• _To be done_: Find and copy each line of the records where the string "chart" shows up.

• _Data provided_:
────────────────
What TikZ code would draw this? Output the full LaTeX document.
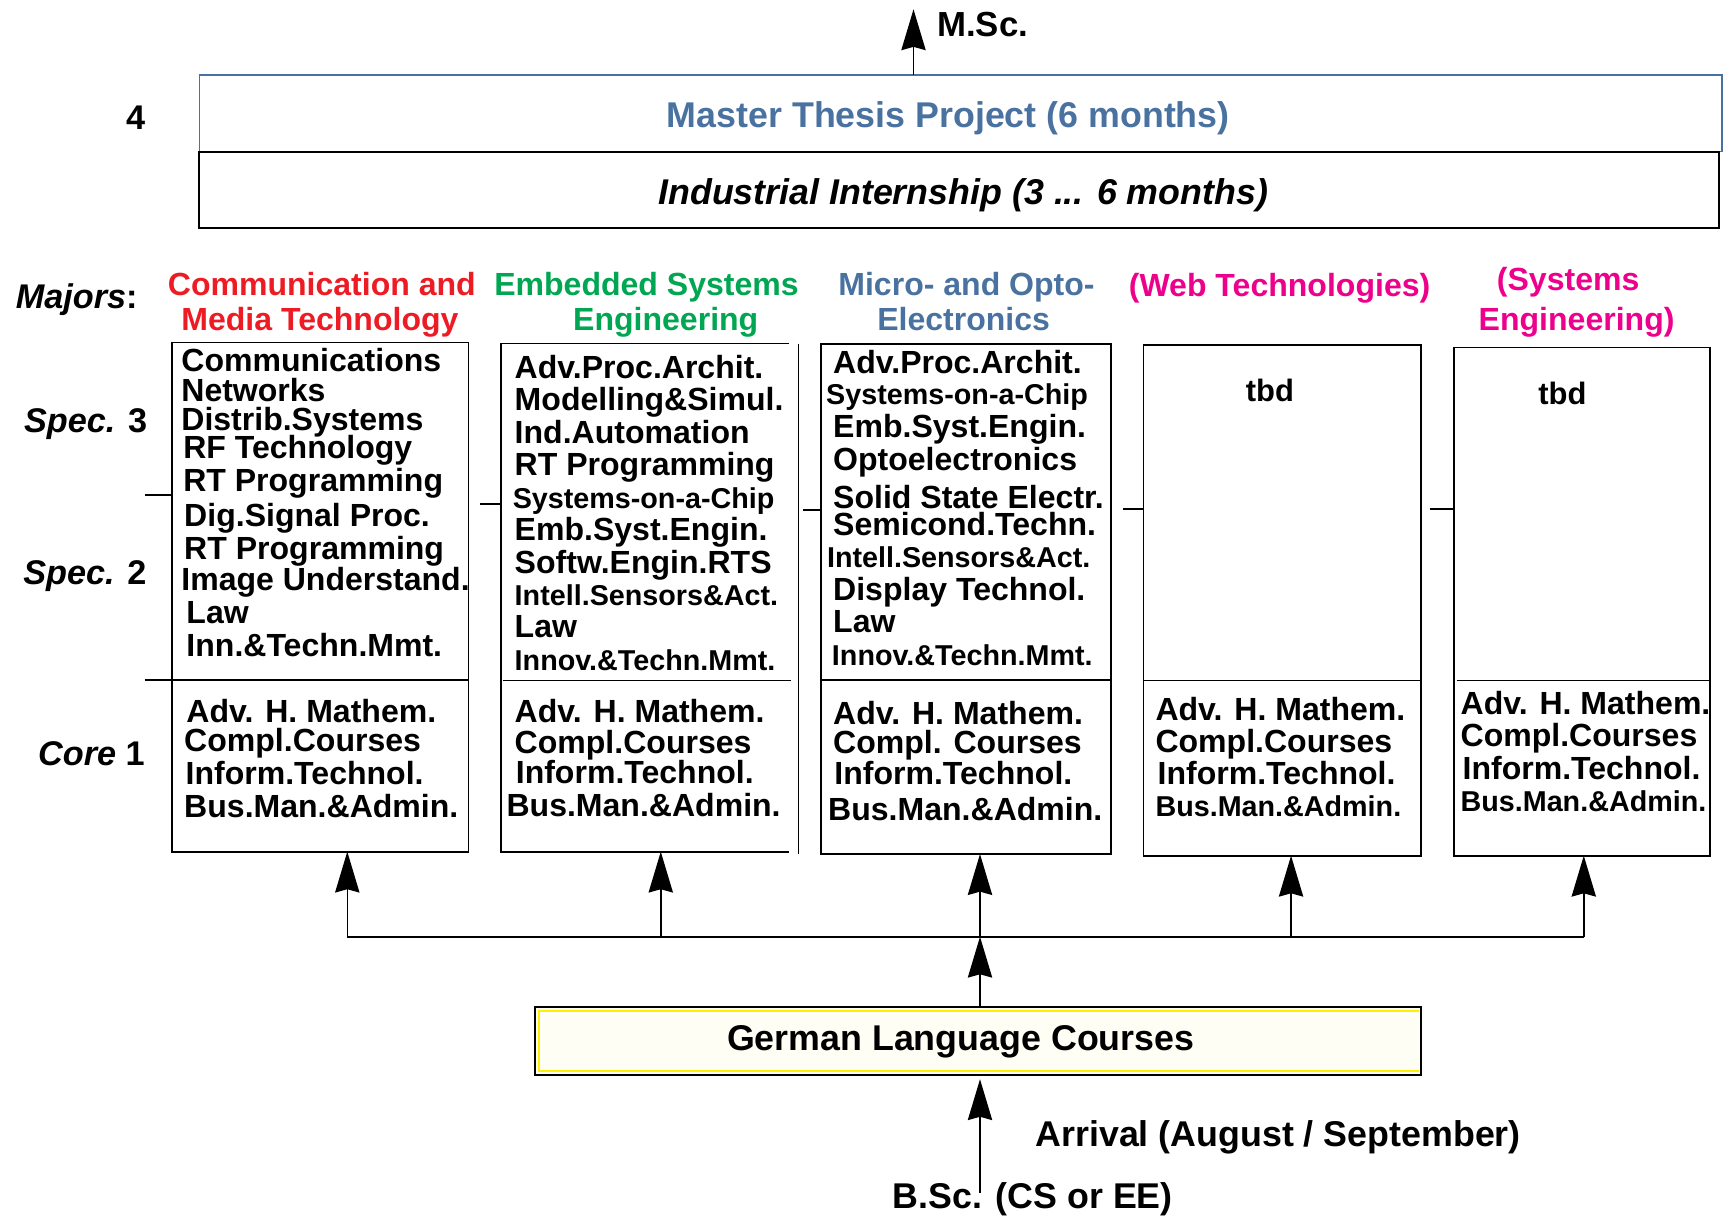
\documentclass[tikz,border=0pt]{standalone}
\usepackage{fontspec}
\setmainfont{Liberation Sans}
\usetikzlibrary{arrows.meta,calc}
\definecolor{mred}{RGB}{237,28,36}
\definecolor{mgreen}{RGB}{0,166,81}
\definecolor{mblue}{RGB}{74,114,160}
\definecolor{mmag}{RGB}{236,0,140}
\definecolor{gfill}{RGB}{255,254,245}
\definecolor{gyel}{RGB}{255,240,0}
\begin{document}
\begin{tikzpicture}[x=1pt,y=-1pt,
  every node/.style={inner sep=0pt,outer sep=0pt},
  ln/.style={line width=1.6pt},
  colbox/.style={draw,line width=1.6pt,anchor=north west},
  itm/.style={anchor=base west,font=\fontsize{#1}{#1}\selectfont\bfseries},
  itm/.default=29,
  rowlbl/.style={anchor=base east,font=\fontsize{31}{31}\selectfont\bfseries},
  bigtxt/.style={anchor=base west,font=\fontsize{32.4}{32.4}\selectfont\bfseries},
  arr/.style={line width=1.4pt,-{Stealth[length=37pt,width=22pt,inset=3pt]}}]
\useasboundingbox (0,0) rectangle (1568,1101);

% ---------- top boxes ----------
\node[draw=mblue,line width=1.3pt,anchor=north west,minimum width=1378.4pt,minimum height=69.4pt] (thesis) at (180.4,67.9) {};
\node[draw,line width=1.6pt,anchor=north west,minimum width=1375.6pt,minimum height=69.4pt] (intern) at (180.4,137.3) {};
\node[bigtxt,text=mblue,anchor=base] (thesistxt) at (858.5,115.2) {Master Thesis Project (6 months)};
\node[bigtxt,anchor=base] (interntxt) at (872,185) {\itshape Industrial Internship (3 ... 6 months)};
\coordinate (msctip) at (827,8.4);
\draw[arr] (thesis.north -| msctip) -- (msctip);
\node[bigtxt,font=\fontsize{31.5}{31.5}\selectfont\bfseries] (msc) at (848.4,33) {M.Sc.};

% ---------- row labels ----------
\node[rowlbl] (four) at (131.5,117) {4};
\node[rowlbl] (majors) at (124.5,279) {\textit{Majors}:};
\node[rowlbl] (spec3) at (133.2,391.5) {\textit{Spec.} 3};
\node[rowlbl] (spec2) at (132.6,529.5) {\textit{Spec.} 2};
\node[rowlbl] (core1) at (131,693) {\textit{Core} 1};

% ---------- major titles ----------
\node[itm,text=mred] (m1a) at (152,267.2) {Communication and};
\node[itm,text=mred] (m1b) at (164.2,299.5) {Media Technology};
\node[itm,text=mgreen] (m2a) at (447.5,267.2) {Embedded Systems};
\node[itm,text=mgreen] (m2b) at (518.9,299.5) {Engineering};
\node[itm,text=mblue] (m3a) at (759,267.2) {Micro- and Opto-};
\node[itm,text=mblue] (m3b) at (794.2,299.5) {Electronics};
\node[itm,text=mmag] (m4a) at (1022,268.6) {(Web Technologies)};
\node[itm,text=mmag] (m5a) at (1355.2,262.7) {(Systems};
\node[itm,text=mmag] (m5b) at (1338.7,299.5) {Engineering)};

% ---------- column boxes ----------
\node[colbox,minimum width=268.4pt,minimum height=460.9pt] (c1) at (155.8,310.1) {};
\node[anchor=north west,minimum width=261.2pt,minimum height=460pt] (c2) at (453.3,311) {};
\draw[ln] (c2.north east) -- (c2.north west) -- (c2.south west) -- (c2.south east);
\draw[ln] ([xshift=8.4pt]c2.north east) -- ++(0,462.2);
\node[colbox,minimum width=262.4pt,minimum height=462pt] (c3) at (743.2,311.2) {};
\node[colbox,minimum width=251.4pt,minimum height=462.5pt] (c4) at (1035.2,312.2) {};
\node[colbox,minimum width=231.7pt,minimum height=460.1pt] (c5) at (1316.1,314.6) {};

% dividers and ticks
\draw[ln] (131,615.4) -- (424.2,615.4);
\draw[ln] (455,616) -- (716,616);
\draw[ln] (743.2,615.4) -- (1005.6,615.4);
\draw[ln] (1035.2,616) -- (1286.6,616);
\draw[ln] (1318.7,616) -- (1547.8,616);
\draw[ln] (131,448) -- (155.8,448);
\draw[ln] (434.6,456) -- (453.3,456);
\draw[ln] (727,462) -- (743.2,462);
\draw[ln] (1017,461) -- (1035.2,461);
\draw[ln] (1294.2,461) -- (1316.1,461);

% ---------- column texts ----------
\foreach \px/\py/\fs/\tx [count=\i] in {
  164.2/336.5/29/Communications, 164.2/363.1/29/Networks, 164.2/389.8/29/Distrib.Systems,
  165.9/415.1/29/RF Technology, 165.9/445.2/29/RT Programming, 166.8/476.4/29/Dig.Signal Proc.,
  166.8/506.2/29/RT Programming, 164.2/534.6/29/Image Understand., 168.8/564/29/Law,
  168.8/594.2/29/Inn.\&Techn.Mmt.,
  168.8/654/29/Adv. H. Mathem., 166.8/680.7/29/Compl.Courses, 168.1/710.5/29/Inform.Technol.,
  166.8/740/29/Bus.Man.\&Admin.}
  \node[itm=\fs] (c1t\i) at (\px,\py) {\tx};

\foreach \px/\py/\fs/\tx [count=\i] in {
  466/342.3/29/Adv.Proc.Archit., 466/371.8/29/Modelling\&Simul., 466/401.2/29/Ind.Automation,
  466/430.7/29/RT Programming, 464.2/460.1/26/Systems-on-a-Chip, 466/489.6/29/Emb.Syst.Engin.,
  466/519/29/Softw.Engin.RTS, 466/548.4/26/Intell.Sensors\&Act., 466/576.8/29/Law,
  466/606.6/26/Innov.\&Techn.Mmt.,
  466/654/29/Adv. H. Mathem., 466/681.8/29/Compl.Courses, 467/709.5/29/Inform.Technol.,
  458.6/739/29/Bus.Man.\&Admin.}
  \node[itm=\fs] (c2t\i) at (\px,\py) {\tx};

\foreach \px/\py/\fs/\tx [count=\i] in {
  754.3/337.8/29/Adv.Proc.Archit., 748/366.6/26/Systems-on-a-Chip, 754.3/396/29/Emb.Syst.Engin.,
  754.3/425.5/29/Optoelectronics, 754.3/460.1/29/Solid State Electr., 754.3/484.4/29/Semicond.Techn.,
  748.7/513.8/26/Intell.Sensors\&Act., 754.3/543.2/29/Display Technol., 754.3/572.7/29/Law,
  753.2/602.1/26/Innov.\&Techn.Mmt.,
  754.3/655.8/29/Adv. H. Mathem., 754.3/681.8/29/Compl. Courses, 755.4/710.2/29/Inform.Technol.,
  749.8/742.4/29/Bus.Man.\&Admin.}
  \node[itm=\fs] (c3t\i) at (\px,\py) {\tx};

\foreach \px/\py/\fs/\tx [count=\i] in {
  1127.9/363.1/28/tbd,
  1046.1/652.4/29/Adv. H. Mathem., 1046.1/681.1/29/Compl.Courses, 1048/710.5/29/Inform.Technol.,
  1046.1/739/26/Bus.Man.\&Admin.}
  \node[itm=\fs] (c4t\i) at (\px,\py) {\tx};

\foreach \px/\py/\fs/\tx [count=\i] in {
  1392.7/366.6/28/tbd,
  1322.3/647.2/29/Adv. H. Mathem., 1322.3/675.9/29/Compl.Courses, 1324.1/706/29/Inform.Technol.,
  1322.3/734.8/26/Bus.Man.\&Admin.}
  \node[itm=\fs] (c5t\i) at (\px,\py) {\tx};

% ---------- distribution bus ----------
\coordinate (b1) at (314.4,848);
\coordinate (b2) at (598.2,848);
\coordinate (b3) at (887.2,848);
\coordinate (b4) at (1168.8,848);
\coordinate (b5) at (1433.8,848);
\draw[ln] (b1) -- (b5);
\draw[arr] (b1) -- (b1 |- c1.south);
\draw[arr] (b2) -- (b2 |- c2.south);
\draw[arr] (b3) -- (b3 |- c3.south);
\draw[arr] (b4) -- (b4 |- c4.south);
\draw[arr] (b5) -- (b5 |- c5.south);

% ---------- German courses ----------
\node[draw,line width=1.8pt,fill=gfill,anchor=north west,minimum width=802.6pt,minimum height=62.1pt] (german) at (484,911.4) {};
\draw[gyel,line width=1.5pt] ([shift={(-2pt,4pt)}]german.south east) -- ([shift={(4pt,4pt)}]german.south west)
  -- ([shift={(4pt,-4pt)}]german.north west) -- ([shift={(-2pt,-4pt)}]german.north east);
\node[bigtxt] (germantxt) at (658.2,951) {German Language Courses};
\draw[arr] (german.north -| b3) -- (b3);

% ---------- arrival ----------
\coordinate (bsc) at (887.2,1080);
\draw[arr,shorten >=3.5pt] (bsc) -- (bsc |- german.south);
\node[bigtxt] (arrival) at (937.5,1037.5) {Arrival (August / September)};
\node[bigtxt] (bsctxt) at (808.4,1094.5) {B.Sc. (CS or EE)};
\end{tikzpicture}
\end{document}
────────────────
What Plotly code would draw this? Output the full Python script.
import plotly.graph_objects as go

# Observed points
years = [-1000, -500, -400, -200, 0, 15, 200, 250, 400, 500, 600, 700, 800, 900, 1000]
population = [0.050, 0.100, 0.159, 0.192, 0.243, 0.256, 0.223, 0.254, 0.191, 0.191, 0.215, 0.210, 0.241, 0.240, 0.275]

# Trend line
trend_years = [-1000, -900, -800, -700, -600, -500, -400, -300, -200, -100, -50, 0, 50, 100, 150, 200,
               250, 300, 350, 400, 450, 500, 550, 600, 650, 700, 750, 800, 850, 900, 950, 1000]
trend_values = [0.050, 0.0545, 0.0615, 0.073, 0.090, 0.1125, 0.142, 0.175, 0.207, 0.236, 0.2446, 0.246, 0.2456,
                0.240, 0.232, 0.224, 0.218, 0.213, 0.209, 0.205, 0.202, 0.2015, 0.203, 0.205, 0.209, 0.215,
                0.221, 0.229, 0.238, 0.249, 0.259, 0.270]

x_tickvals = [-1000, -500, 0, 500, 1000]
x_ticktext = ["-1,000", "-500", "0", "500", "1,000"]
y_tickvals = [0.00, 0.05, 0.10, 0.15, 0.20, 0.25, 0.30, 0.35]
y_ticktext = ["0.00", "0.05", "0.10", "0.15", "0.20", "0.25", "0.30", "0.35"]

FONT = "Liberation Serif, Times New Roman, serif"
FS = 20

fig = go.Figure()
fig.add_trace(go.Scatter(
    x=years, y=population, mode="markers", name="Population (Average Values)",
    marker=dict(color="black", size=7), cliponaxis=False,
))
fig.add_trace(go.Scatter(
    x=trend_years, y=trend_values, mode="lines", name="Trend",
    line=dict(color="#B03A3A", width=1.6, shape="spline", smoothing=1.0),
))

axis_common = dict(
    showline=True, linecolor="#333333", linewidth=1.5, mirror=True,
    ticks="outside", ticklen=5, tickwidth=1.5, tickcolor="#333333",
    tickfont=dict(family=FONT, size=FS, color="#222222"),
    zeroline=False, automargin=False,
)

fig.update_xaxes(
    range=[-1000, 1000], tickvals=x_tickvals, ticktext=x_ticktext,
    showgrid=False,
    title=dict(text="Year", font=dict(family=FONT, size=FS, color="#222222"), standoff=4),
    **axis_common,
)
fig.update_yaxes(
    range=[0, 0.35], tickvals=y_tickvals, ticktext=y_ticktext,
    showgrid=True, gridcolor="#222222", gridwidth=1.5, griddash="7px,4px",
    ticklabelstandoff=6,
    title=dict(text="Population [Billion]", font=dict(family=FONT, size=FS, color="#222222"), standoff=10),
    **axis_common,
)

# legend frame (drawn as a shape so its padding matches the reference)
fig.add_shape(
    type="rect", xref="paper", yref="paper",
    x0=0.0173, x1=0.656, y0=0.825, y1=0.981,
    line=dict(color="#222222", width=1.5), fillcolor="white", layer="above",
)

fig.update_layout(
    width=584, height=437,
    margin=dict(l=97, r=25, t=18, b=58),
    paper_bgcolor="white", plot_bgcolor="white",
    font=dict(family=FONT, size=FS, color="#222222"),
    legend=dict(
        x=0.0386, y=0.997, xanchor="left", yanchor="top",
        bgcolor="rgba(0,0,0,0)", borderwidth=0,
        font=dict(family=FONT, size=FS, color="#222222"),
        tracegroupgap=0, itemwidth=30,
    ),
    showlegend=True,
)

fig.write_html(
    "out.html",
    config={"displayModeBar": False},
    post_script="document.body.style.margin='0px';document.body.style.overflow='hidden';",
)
────────────────
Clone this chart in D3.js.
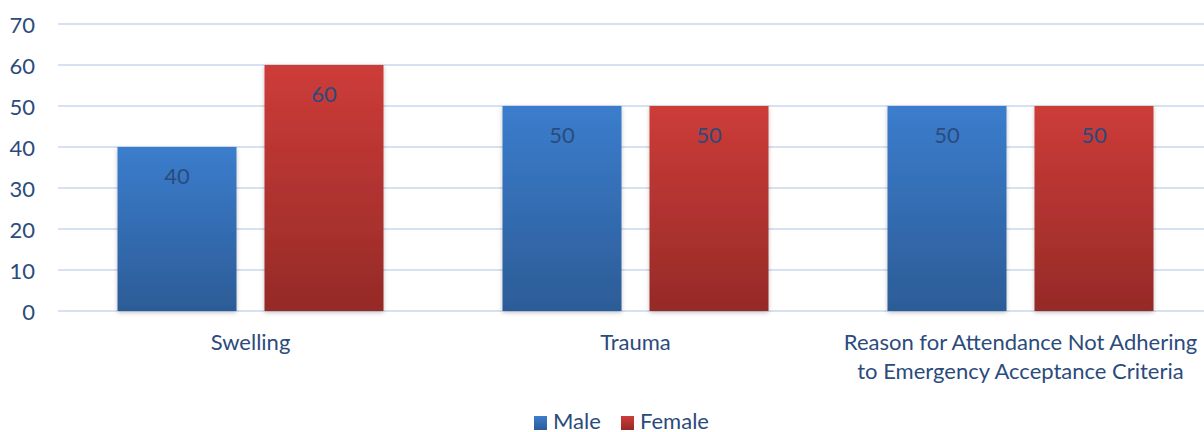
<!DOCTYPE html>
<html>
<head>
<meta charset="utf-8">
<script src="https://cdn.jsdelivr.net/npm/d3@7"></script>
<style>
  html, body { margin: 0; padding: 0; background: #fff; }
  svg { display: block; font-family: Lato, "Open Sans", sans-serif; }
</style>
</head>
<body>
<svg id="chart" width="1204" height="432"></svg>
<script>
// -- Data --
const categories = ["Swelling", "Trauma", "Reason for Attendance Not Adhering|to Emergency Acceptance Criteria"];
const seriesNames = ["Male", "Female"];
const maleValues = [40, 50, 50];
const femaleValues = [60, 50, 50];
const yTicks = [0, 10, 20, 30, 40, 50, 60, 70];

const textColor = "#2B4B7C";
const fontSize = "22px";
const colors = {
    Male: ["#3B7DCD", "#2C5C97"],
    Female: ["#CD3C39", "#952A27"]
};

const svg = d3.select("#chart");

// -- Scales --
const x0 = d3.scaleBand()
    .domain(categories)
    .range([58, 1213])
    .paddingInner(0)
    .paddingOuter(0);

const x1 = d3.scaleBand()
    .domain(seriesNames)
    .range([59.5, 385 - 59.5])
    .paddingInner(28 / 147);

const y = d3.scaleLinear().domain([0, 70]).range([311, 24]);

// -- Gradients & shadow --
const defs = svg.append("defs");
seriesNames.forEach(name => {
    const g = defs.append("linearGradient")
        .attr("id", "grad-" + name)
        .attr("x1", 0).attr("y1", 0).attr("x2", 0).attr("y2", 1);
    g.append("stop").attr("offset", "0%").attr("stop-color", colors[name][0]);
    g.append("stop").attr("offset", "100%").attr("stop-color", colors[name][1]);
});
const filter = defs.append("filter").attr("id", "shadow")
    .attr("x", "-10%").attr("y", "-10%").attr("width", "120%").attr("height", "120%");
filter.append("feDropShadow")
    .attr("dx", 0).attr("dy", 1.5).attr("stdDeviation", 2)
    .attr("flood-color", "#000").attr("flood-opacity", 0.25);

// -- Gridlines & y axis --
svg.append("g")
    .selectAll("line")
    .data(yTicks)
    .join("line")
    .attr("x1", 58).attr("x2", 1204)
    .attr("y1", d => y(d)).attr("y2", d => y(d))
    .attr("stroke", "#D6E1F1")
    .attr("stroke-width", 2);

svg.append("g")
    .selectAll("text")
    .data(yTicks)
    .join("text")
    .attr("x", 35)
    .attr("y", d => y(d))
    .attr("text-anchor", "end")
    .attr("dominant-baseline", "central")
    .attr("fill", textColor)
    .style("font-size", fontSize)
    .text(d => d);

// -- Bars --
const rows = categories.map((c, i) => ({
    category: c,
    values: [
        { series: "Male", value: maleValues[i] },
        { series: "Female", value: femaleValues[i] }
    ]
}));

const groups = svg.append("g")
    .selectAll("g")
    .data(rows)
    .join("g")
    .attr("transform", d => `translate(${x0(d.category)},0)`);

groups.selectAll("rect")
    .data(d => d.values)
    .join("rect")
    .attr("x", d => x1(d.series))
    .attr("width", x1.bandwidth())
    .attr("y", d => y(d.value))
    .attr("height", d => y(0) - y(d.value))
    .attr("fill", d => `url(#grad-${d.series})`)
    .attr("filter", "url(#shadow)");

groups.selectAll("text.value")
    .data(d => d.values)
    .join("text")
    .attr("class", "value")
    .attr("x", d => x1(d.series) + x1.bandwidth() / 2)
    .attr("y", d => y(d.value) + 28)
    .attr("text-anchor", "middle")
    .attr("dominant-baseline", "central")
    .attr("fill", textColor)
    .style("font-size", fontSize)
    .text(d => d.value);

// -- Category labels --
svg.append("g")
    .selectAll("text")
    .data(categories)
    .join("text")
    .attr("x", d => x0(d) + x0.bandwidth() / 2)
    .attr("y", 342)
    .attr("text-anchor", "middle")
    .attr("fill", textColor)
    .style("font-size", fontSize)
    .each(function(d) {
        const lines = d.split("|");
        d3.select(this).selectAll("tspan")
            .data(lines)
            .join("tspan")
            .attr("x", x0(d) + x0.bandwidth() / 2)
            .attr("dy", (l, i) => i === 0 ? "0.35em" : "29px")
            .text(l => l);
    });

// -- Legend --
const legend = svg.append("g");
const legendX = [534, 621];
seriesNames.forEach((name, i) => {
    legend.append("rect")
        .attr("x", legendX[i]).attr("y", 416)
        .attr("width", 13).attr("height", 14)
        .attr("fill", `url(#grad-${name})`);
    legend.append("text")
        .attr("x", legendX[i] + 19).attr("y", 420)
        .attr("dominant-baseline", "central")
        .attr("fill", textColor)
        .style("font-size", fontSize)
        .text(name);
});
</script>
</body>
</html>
────────────────
• _The answer_:
Clone this chart in D3.js.
<svg id="chart" width="1204" height="432"></svg>
const svg = d3.select("#chart");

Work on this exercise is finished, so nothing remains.